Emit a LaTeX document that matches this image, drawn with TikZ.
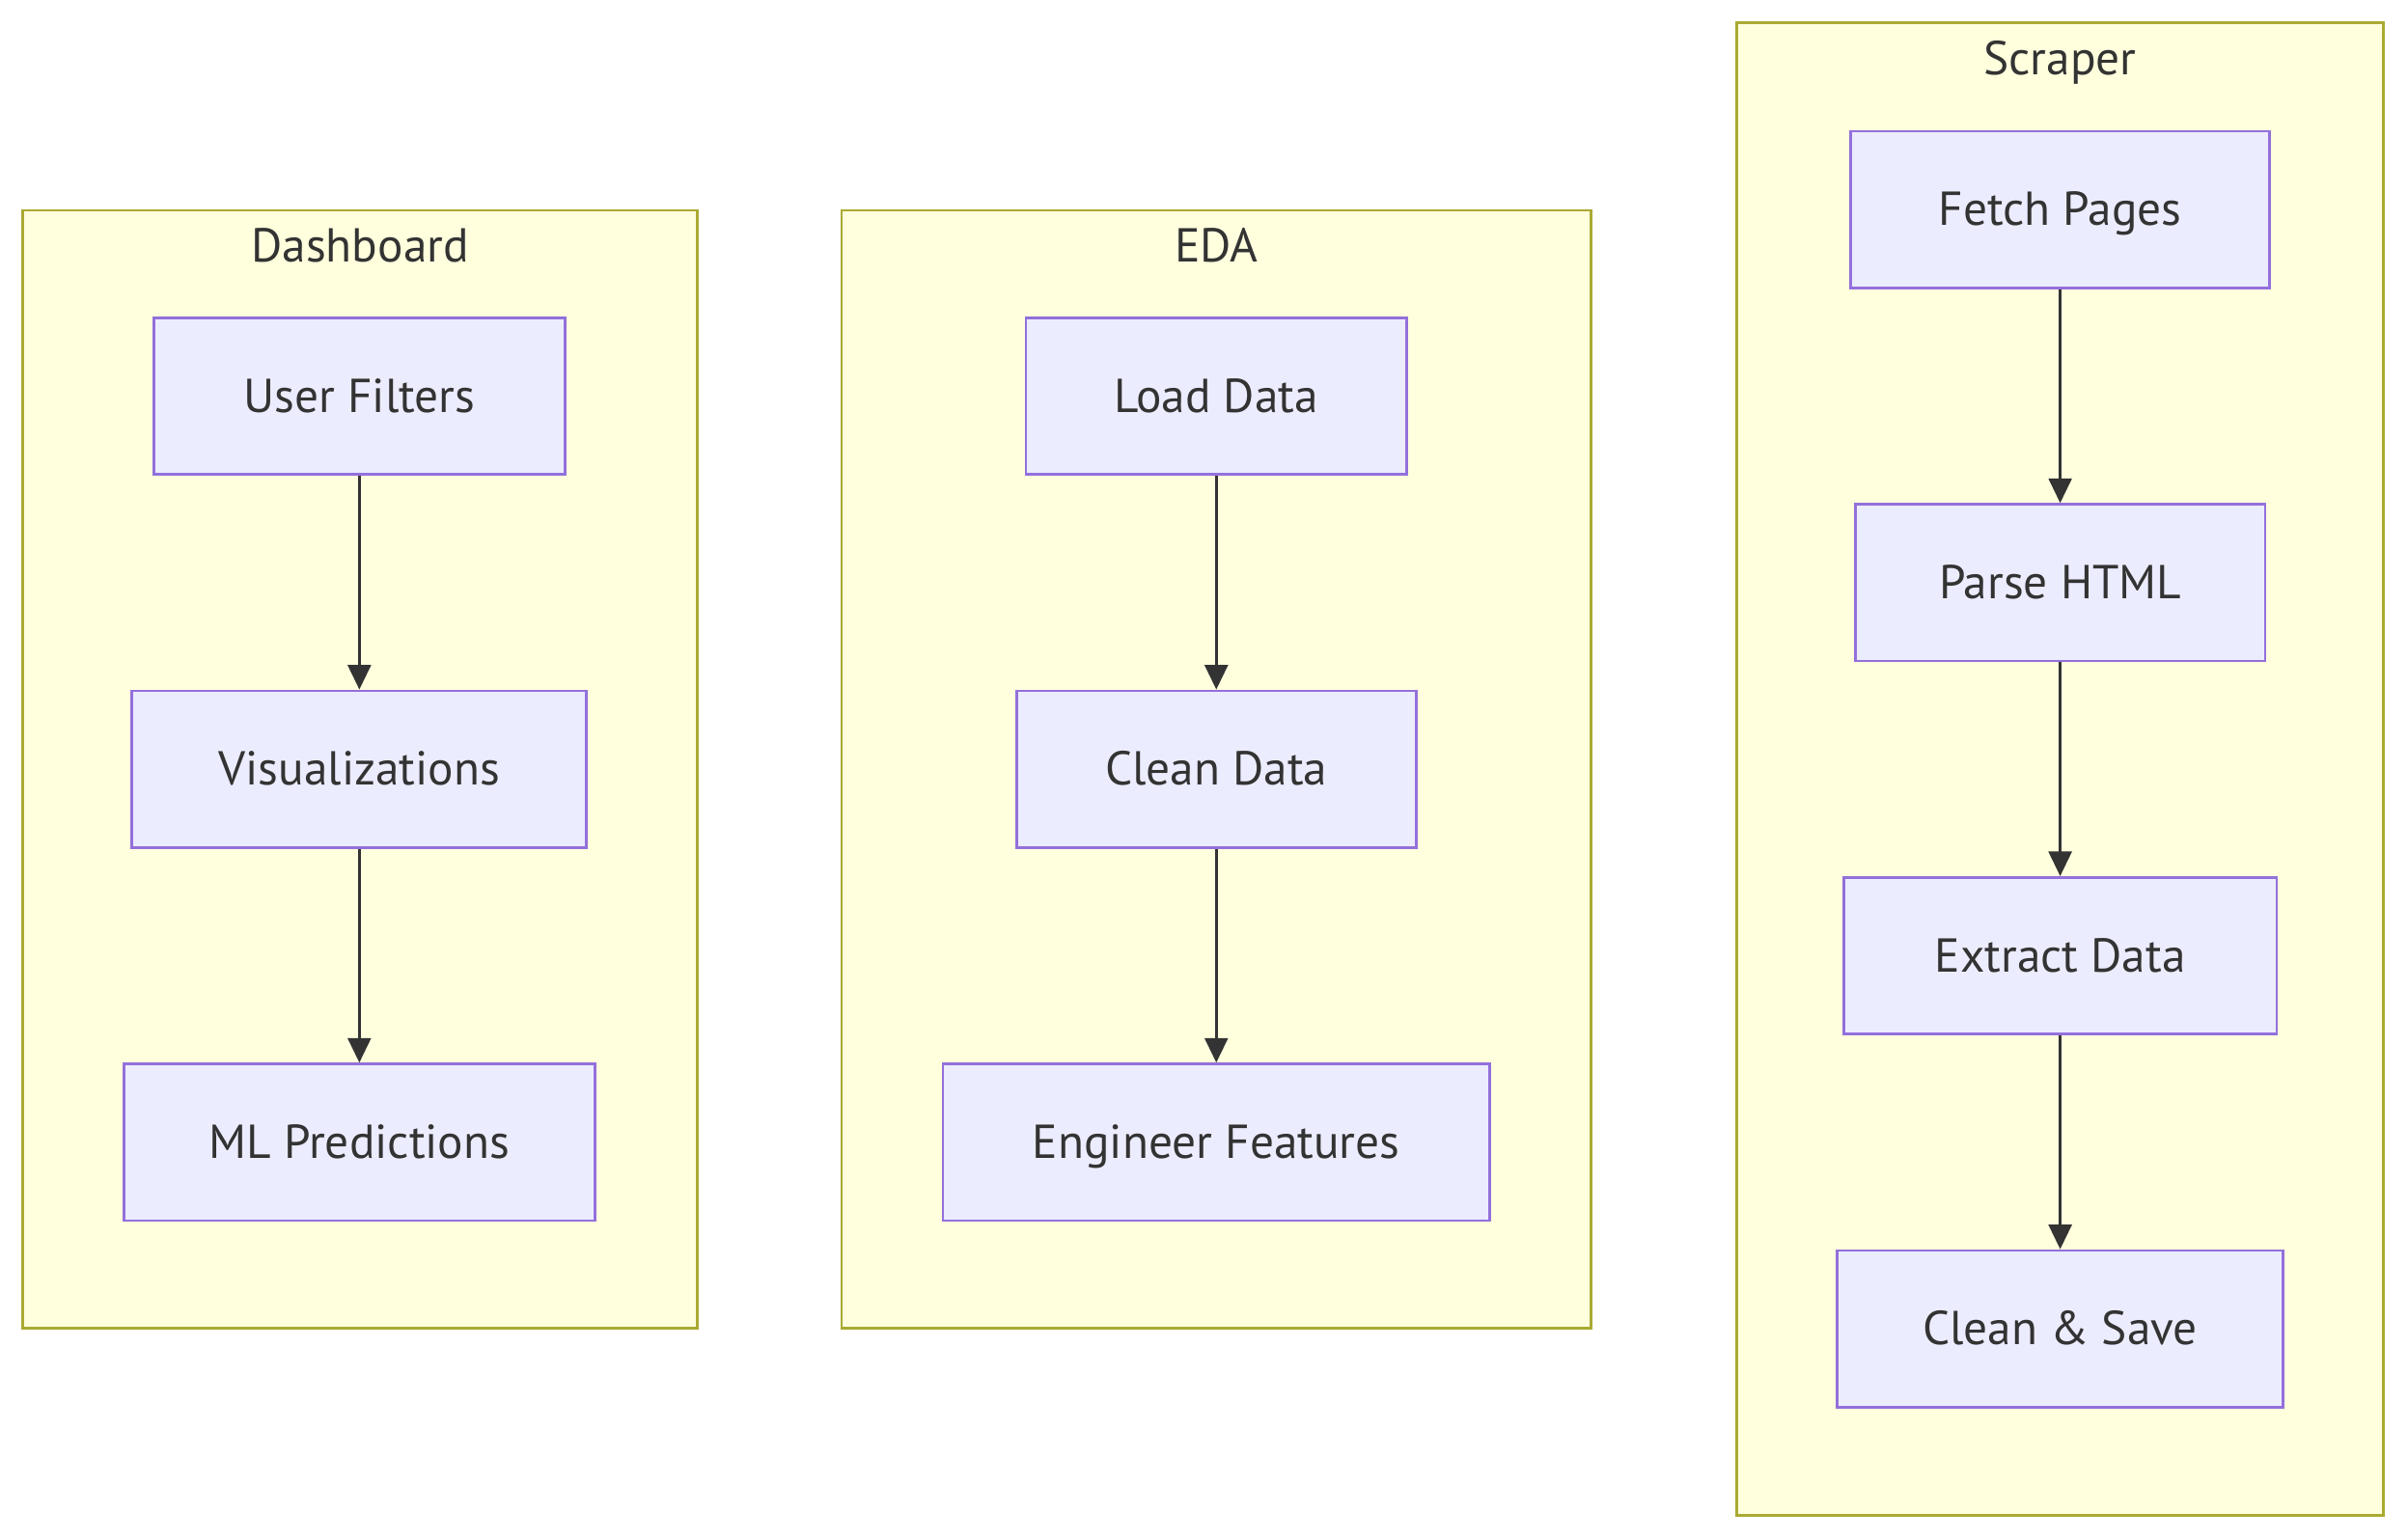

---*---

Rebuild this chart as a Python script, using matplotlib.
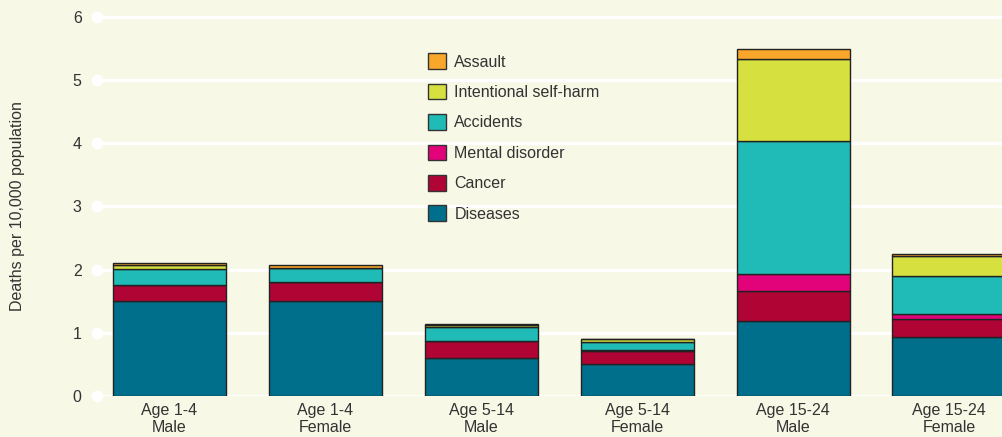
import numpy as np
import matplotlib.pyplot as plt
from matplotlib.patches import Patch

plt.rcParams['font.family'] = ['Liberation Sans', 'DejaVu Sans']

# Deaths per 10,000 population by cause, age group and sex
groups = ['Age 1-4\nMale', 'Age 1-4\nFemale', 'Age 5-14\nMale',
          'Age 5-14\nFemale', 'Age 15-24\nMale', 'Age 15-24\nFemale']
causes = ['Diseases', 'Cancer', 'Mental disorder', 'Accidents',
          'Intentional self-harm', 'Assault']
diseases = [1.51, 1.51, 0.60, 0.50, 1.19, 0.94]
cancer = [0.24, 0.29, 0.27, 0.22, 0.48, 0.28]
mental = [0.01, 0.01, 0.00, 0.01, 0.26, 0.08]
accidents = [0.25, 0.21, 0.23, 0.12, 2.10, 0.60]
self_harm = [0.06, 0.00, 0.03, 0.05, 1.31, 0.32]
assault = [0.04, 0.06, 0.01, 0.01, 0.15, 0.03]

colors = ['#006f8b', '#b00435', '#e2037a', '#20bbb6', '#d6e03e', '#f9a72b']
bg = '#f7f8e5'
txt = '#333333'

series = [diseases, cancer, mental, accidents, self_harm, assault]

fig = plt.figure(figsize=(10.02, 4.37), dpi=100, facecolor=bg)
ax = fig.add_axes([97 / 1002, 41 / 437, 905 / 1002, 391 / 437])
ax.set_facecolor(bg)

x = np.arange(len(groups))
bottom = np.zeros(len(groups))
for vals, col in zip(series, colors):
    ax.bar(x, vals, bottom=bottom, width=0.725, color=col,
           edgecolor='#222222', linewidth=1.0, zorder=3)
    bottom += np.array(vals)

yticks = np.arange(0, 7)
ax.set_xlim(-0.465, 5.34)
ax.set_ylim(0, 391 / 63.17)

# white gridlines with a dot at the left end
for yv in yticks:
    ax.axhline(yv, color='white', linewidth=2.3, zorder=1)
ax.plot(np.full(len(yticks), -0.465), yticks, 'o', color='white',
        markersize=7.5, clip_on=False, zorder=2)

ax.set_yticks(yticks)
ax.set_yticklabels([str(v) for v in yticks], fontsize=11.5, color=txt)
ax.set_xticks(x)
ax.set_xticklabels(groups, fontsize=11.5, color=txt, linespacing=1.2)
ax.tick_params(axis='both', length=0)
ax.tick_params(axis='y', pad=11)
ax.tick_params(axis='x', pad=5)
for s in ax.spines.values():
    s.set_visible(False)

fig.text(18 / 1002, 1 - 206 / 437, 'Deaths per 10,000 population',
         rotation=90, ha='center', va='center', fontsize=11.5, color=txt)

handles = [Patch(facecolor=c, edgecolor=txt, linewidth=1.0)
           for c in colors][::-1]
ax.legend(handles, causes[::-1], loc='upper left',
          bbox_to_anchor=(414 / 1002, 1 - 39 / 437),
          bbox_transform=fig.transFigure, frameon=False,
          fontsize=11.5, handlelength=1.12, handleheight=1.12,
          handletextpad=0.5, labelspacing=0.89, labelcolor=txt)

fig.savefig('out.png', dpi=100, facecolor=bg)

---*---

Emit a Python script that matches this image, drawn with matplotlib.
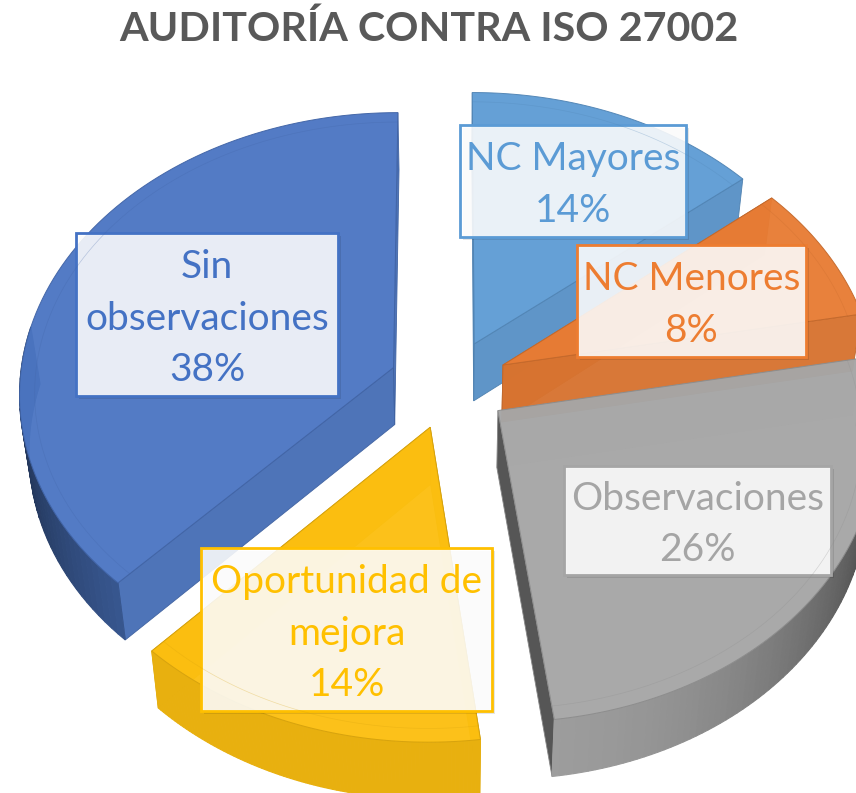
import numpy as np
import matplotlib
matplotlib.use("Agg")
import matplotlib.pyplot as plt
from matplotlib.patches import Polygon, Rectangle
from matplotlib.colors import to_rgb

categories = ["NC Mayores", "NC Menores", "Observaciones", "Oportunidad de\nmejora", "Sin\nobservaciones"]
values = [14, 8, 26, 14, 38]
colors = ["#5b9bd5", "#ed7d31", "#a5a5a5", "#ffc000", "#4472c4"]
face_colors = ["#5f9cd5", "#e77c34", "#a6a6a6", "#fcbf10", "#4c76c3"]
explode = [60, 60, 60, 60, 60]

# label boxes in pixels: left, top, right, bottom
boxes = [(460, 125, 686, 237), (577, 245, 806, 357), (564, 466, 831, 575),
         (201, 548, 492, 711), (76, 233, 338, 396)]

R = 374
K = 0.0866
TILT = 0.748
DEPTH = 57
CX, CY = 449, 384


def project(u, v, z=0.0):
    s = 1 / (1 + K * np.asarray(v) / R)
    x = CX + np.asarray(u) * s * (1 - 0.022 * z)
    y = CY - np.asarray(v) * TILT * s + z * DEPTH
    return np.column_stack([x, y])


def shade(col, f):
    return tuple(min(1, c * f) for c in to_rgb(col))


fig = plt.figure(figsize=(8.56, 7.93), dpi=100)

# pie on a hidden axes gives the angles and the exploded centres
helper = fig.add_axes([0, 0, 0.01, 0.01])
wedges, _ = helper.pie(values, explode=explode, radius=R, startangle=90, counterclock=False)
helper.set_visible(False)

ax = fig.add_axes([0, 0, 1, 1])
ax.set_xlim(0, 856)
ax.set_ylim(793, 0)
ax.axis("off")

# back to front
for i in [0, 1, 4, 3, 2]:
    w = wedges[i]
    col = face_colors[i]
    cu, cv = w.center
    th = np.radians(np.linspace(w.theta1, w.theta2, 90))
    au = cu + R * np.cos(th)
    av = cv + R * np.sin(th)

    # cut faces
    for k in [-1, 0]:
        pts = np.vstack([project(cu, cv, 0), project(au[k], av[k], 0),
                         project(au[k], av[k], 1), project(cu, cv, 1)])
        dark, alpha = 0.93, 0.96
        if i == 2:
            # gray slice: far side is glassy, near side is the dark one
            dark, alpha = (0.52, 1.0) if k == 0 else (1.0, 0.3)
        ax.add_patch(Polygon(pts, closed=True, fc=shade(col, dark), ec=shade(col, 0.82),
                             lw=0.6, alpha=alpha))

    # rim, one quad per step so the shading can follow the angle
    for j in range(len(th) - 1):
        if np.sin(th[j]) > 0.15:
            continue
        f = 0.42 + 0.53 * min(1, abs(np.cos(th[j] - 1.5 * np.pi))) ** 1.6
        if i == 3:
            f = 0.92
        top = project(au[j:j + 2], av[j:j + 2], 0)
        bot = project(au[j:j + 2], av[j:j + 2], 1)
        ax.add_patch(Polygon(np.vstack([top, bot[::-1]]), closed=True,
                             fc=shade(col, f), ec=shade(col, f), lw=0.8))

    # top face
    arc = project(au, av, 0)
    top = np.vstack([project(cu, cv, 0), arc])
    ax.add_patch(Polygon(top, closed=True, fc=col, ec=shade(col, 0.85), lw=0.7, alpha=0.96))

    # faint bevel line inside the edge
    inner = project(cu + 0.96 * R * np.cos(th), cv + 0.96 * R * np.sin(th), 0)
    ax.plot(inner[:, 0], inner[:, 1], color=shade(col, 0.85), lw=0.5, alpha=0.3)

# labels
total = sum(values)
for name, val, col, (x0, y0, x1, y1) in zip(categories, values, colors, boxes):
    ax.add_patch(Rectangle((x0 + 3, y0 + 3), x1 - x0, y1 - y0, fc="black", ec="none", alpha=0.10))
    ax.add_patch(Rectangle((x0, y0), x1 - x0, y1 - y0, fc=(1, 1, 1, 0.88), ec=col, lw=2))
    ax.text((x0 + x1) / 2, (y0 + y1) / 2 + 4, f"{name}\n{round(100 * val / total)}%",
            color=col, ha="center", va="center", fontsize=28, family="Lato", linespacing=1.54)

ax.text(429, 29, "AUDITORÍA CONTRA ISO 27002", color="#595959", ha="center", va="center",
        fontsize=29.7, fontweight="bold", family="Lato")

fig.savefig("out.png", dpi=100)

---*---

TO DO —
Pictures in the material above should be skipped; print exactly the lines from the one with "Emit a Python" through the one with "av = cv + R * np.sin(th)".

RESULT —
Emit a Python script that matches this image, drawn with matplotlib.
import numpy as np
import matplotlib
matplotlib.use("Agg")
import matplotlib.pyplot as plt
from matplotlib.patches import Polygon, Rectangle
from matplotlib.colors import to_rgb

categories = ["NC Mayores", "NC Menores", "Observaciones", "Oportunidad de\nmejora", "Sin\nobservaciones"]
values = [14, 8, 26, 14, 38]
colors = ["#5b9bd5", "#ed7d31", "#a5a5a5", "#ffc000", "#4472c4"]
face_colors = ["#5f9cd5", "#e77c34", "#a6a6a6", "#fcbf10", "#4c76c3"]
explode = [60, 60, 60, 60, 60]

# label boxes in pixels: left, top, right, bottom
boxes = [(460, 125, 686, 237), (577, 245, 806, 357), (564, 466, 831, 575),
         (201, 548, 492, 711), (76, 233, 338, 396)]

R = 374
K = 0.0866
TILT = 0.748
DEPTH = 57
CX, CY = 449, 384


def project(u, v, z=0.0):
    s = 1 / (1 + K * np.asarray(v) / R)
    x = CX + np.asarray(u) * s * (1 - 0.022 * z)
    y = CY - np.asarray(v) * TILT * s + z * DEPTH
    return np.column_stack([x, y])


def shade(col, f):
    return tuple(min(1, c * f) for c in to_rgb(col))


fig = plt.figure(figsize=(8.56, 7.93), dpi=100)

# pie on a hidden axes gives the angles and the exploded centres
helper = fig.add_axes([0, 0, 0.01, 0.01])
wedges, _ = helper.pie(values, explode=explode, radius=R, startangle=90, counterclock=False)
helper.set_visible(False)

ax = fig.add_axes([0, 0, 1, 1])
ax.set_xlim(0, 856)
ax.set_ylim(793, 0)
ax.axis("off")

# back to front
for i in [0, 1, 4, 3, 2]:
    w = wedges[i]
    col = face_colors[i]
    cu, cv = w.center
    th = np.radians(np.linspace(w.theta1, w.theta2, 90))
    au = cu + R * np.cos(th)
    av = cv + R * np.sin(th)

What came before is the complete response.